Clark’s saloon campaign was capped with a third win in the finale at Oulton Park. He finished second on the road but inherited top spot when Jack Brabham’s Ford Mustang was excluded for running non-homologated valve springs. Despite skipping rounds, Clark still scored three wins from his six races with Team Lotus’s BSCC programme, finishing seventh overall in the points and third in Class C. Hardly a bad haul.
“I think racing in different disciplines was how the drivers of the time got their miles,” says Andy, reflecting on the hectic schedules of Clark and his rivals. “Drivers like Jim would win a Grand Prix on a Sunday, and then be in the Cortina on Monday at Brands Hatch. Whereas now these kids have so much testing, plus tools like simulators, and it’s all so disciplined. They don’t have the time or the need to try something else.”
But would Seb prefer to have the range of racing options that drivers like Clark did?

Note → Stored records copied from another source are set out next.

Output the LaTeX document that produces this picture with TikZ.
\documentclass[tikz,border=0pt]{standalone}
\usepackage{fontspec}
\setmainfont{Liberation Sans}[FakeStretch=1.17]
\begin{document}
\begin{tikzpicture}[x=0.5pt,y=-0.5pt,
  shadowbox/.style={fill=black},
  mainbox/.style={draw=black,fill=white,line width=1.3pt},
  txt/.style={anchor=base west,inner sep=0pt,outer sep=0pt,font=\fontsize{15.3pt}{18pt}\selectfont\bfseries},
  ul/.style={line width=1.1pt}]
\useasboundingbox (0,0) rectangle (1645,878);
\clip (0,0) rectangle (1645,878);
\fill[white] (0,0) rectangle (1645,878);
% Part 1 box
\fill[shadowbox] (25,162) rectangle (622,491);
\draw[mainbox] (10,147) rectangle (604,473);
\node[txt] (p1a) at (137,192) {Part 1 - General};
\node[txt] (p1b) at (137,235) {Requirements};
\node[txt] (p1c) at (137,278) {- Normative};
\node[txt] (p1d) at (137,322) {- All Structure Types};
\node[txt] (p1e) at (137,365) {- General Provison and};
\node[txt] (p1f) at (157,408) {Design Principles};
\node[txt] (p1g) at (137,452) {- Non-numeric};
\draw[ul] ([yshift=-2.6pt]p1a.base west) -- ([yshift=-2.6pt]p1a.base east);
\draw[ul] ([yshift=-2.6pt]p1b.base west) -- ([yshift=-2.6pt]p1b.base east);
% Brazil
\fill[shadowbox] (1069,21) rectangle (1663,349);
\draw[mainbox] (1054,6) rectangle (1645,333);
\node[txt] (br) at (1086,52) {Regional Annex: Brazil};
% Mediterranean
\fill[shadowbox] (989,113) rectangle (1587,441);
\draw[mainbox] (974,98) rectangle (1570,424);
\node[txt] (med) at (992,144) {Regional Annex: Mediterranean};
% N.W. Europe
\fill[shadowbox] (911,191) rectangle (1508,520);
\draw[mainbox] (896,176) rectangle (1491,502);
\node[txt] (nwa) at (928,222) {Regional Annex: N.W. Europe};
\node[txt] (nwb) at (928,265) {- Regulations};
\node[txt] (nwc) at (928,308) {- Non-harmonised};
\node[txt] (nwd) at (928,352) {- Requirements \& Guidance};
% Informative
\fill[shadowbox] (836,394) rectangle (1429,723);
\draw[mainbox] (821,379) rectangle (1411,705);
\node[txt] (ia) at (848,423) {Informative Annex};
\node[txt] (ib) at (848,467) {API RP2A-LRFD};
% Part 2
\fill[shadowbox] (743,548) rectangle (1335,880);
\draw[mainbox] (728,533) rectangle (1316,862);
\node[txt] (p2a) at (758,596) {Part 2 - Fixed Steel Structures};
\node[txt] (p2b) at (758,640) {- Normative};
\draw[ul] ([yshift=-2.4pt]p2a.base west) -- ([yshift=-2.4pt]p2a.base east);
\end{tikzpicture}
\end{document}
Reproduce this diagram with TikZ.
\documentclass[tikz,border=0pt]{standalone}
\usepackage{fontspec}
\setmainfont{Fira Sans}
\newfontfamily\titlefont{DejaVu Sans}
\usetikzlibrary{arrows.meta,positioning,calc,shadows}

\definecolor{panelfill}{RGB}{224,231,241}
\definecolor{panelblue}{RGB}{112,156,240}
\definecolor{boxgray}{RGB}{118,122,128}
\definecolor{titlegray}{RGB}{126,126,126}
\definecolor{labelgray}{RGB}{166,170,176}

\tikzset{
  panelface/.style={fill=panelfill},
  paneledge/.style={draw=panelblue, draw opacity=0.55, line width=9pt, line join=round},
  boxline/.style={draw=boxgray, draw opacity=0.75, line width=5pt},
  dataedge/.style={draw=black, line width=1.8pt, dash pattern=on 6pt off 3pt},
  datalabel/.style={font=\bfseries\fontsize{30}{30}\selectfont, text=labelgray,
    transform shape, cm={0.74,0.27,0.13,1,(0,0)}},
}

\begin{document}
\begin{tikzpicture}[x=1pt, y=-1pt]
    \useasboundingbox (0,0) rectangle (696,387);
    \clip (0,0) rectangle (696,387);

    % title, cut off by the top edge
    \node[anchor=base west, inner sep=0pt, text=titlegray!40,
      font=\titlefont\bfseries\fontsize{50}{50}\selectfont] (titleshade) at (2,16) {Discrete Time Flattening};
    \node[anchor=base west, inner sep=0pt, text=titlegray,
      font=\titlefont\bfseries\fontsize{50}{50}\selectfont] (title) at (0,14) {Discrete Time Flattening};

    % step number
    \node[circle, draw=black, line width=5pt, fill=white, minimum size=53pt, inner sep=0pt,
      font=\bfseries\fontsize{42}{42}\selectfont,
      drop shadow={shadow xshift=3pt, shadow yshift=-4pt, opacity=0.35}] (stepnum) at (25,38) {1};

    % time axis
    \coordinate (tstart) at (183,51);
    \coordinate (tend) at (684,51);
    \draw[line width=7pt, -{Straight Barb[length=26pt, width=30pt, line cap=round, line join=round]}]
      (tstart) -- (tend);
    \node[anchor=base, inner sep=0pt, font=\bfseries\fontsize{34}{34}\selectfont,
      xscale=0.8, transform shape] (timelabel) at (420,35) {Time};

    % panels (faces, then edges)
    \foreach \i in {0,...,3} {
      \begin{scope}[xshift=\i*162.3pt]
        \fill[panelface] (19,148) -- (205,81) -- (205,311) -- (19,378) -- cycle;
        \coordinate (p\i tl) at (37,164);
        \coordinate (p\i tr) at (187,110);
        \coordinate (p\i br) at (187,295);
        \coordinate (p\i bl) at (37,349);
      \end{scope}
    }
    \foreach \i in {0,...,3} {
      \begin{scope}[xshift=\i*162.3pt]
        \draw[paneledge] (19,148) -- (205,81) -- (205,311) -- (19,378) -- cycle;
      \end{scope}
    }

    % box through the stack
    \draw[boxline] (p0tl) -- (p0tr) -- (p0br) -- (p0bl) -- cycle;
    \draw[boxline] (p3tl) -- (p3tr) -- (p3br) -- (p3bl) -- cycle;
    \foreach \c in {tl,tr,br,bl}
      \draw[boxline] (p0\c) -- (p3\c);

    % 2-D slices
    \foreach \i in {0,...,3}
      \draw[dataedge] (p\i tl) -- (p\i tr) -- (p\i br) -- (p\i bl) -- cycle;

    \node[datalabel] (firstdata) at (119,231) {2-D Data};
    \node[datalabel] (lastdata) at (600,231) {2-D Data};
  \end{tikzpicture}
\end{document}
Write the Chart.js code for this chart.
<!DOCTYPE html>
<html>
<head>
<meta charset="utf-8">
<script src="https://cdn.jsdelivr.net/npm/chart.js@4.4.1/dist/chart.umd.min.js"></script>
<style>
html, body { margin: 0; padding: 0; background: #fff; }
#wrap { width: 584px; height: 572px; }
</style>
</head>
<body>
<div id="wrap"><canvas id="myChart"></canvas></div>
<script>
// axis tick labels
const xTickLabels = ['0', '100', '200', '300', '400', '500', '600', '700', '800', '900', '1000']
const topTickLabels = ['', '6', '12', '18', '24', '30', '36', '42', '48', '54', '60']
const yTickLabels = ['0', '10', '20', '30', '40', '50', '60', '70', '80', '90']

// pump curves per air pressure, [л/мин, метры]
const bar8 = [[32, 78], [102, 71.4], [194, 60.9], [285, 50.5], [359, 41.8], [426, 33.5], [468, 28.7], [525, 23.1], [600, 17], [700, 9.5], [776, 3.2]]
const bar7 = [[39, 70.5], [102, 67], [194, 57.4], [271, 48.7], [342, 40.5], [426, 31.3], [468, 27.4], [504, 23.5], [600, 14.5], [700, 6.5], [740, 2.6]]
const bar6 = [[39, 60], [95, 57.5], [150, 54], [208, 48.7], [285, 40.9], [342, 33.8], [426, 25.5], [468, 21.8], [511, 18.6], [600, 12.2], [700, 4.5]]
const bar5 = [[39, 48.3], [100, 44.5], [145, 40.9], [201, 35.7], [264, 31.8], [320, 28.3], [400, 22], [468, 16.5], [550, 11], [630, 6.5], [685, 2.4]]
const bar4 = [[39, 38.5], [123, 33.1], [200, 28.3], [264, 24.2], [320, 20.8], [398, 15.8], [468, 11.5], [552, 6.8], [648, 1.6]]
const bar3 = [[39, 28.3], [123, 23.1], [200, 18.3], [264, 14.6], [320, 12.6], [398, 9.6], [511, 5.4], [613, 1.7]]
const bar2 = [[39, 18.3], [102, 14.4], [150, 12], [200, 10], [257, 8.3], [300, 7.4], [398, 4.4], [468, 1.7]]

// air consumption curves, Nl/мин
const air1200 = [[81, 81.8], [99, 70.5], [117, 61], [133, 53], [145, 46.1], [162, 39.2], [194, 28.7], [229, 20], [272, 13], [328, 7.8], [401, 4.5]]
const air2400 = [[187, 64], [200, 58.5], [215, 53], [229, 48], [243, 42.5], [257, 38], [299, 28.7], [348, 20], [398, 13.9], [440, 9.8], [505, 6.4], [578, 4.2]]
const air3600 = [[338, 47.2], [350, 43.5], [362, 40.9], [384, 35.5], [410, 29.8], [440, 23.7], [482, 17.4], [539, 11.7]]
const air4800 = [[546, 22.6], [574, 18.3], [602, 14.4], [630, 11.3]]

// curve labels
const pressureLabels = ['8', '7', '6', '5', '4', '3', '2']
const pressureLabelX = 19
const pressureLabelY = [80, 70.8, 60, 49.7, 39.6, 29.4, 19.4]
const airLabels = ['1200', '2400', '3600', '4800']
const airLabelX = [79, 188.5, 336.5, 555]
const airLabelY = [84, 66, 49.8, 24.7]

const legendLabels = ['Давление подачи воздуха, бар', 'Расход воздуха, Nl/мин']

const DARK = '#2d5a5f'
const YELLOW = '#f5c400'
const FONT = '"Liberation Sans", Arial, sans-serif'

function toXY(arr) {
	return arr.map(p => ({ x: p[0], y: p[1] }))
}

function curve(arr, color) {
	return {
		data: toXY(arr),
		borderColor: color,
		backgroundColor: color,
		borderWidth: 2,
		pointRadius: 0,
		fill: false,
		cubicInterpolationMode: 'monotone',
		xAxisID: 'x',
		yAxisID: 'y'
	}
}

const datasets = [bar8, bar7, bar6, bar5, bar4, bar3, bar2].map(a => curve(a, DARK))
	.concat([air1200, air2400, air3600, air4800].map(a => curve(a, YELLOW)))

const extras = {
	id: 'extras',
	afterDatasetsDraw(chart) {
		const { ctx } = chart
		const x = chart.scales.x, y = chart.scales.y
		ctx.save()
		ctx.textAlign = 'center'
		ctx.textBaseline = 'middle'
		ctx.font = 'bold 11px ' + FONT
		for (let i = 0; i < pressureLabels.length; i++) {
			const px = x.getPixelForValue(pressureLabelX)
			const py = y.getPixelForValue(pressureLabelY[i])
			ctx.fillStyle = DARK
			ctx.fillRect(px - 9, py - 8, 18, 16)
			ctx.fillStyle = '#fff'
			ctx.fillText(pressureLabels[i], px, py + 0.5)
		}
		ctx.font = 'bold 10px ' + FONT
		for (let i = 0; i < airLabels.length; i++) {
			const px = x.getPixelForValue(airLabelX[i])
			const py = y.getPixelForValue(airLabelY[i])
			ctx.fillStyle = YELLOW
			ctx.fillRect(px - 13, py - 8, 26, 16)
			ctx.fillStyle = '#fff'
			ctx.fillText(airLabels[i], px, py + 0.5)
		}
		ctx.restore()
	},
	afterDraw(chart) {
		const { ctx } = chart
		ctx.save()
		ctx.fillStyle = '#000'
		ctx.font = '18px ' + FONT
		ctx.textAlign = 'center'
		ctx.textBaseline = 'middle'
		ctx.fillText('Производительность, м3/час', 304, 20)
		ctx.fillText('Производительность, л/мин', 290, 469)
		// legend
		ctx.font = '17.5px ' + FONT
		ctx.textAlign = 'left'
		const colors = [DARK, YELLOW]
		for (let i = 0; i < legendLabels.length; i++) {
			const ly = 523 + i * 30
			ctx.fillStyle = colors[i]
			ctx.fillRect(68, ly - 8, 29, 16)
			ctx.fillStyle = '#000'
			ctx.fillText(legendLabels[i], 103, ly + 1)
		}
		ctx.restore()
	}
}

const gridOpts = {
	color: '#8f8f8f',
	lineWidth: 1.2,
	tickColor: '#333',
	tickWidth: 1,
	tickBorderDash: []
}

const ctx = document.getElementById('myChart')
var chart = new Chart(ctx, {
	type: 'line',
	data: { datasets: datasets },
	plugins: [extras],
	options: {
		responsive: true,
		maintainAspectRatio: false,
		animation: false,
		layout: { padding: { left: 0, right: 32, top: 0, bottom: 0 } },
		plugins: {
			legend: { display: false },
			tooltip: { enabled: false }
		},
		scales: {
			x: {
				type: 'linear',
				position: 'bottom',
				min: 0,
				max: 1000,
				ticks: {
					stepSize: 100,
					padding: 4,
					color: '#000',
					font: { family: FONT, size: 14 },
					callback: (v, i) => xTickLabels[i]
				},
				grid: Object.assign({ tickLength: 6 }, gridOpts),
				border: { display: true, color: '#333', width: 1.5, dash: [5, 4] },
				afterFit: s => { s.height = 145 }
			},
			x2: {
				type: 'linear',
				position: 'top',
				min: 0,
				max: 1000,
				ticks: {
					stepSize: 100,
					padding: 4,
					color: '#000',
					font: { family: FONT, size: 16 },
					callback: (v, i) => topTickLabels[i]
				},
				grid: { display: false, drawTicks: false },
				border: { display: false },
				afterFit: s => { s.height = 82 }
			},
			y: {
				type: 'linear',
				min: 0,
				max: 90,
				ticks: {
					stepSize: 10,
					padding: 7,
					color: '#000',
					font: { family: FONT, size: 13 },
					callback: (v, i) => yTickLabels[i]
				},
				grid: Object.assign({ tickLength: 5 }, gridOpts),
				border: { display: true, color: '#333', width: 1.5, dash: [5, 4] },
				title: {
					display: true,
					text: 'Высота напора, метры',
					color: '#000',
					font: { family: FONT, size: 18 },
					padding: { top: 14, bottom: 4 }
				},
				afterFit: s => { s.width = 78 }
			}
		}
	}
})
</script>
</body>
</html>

“Driving cars like this is a great insight, but now I think racing has changed,” he says. “Now everything is so focused, especially in single-seaters where the goal is purely F1, and when you’re in F1 you probably don’t want to go and drive anything else. I’d love to drive more cars like this, but when you’re fully committed to things like single-seaters it’s very demanding. When there are 20 Grands Prix a year and a hectic travel schedule, how can you do it all? It was perhaps different back then, with less travel and fewer time pressures.”
And then what of the Jim Clark name? Does his legacy still hold such a significance for a driver who was born 33 years after the Scot’s fatal accident at Hockenheim?
“Just to hold that steering wheel… it put the biggest smile on my face,” reflects Priaulx Jr. “To be in the same position as a motor racing legend: it’s just a pinch yourself moment.
“Sometimes you don’t really appreciate it when you wake up in the morning that you’re a racing driver and you get to do these types of things. So many kids my age aspire to and would love to go racing, and I’m lucky enough to be able to go and do it, and it feels normal to me. But when you think about it, it’s not normal at all. You forget about the privilege of it, especially when you have tough times and troubles. Experiences like this ram home how special this sport can be.”
“You get lots of special memories from this sport, and this is very much one of those”
THE FINAL WORD comes from Andy, but we only get it after a lengthy process of father-and-son selfie shooting with the Cortina along the iconic Goodwood pit straight.
“We had a bit of a moment on the grid before the photos,” says Andy. “I put my arm around Seb and just said ‘Mate, if you ever gave up racing, you wouldn’t have these moments.’ You get lots of special memories from this sport, and this is very much one of those. Motor racing is a tough business and there’s a lot of emotional baggage that comes with it, but moments like this – seeing Seb sat there and explaining to him the gravity of the situation, that he was holding the same steering wheel as a racing legend – those moments are just priceless.”